All of this, she said, is “part of broader transition from ownership to usership.”
Back to the future
If, ultimately, nations choose to ban private car ownership outright, it wouldn’t be the first time. Albania’s Stalinist regime did now allow citizens to own cars during its half-century of tyrannical rule.
In 1988 – as the Communist Party’s grip on power eased slightly after the death of its founding dictator, Enver Hoxha – an Albanian official told the Christian Science Monitor the government still did not “want to start private ownership of cars.”
“We cannot afford it, and it would create too big social differences,” he said.
The communist dictatorship officially ended in December 1990, and with it the ban on car ownership.
Peter Lucas – who became the first American reporter to visit Albania in 30 years when he landed in the capital Tirana in 1986 – wrote a column recalling his experience as Sen.
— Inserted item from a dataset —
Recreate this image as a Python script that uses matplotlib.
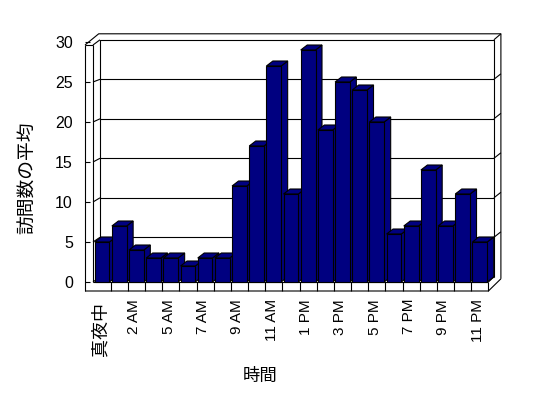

Ed Markey, D-Mass., and Rep. Alexandria Ocasio-Cortez, D-N.Y., were announcing their “Green New Deal” plan in 2019.
The Albania he witnessed in the 1980s “was their Green New Deal come true,” he wrote.
“There were no cars in Albania. You could not own one, buy one, rent one or steal one.”
The exception was vehicles owned by the government, and Lucas said that on rare occasions he saw a dark limousine with shaded windows speeding down the main boulevard in Tirana.
“Fearful pedestrians would surmise that the limo carried Communist Party big-wigs, the only privileged people who had access to cars and chauffeurs,” he wrote.
Lucas pointed out that “the lack of access to cars meant that in the Albanian police state the people could be watched easily.”
“You could travel only so far by donkey or by bicycle.”